Task details
Print exactly the lines from the first one down to the line that contains "plt.rcParams['text.color'] = 'black'", both included, and skip the pictures.

Information provided
* * * * * * *

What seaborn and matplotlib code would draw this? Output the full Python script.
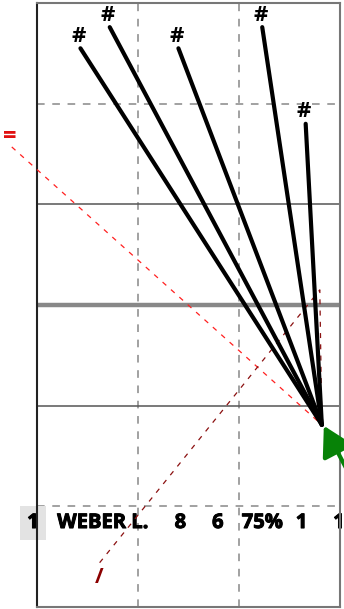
import matplotlib
matplotlib.use("Agg")
import matplotlib.pyplot as plt
import matplotlib.patheffects as pe
import seaborn as sns
import pandas as pd

sns.set_theme(style="white")
plt.rcParams['font.family'] = ['Open Sans', 'DejaVu Sans']
plt.rcParams['text.color'] = 'black'

# data
shot_x = [0.43, 0.72, 1.40, 2.23, 2.66]
shot_y = [5.55, 5.76, 5.55, 5.76, 4.80]
shot_labels = ["#", "#", "#", "#", "#"]
target_x, target_y = 2.82, 1.81

red_path_x = [-0.25, 2.82]
red_path_y = [4.57, 1.81]
red_label = "="

dark_path_x = [0.62, 2.80, 2.82]
dark_path_y = [0.44, 3.15, 1.81]
dark_label = "/"

arrow_from = (3.06, 1.38)
arrow_to = (2.84, 1.80)

row_texts = ["WEBER L.", "8", "6", "75%", "1", "1"]
row_x = [0.20, 1.42, 1.79, 2.23, 2.62, 2.99]
rank_label = "1"

fig = plt.figure(figsize=(3.44, 6.09), dpi=100)
ax = fig.add_axes([0.1076, 0.0033, 0.8808, 0.9918])
ax.set_xlim(0, 3)
ax.set_ylim(0, 6)
ax.set_xticks([]); ax.set_yticks([])

# field lines
for xv in [1, 2]:
    ax.axvline(xv, color='#888888', lw=1.1, dashes=(5, 5), zorder=1)
for yv in [1, 5]:
    ax.axhline(yv, color='#888888', lw=1.1, dashes=(5, 5), zorder=1)
for yv in [2, 4]:
    ax.axhline(yv, color='#555555', lw=1.1, zorder=1)
ax.axhline(3, color='#888888', lw=3.2, zorder=1)

for s in ax.spines.values():
    s.set_color('#777777'); s.set_linewidth(1.5)
ax.spines['left'].set_color('#222222')

heavy = [pe.withStroke(linewidth=0.7, foreground='black')]

# row of stats
ty = 0.834
ax.text(-0.04, ty, rank_label, fontsize=14.5, fontweight='bold', color='black',
        ha='center', va='center', clip_on=False, zorder=2, path_effects=heavy,
        bbox=dict(boxstyle='square,pad=0.35', facecolor='#e3e3e3', edgecolor='none'))
for i, (t, xv) in enumerate(zip(row_texts, row_x)):
    ax.text(xv, ty, t, fontsize=14.5, fontweight='bold', color='black',
            ha='left' if i == 0 else 'center', va='center', clip_on=False, zorder=2,
            path_effects=heavy)

# red dashed path
sns.lineplot(x=red_path_x, y=red_path_y, sort=False, estimator=None, ax=ax,
             color='#ff2020', lw=0.9, zorder=3)
ax.lines[-1].set_dashes((4, 5))
ax.lines[-1].set_clip_on(False)
ax.text(red_path_x[0] - 0.02, red_path_y[0] + 0.1, red_label, color='#e01010',
        fontsize=17, fontweight='bold', ha='center', va='center', clip_on=False)

# dark red path
sns.lineplot(x=dark_path_x, y=dark_path_y, sort=False, estimator=None, ax=ax,
             color='#8b1010', lw=0.9, zorder=3)
ax.lines[-1].set_dashes((4, 5))
ax.text(dark_path_x[0], dark_path_y[0] - 0.15, dark_label, color='#8b0000',
        fontsize=15, fontweight='bold', ha='center', va='center')

# shots
for sx, sy, lab in zip(shot_x, shot_y, shot_labels):
    sns.lineplot(x=[sx, target_x], y=[sy, target_y], sort=False, estimator=None,
                 ax=ax, color='black', lw=3, zorder=4)
    ax.text(sx - 0.02, sy + 0.12, lab, color='black', fontsize=16,
            fontweight='bold', ha='center', va='center')

# green arrow
ax.annotate('', xy=arrow_to, xytext=arrow_from,
            arrowprops=dict(arrowstyle='-|>,head_length=1.5,head_width=0.85',
                            color='#078207', lw=3, shrinkA=0, shrinkB=0),
            annotation_clip=False, zorder=5)

fig.savefig('out.png', dpi=100)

* * * * * * *

Complete response
What seaborn and matplotlib code would draw this? Output the full Python script.
import matplotlib
matplotlib.use("Agg")
import matplotlib.pyplot as plt
import matplotlib.patheffects as pe
import seaborn as sns
import pandas as pd

sns.set_theme(style="white")
plt.rcParams['font.family'] = ['Open Sans', 'DejaVu Sans']
plt.rcParams['text.color'] = 'black'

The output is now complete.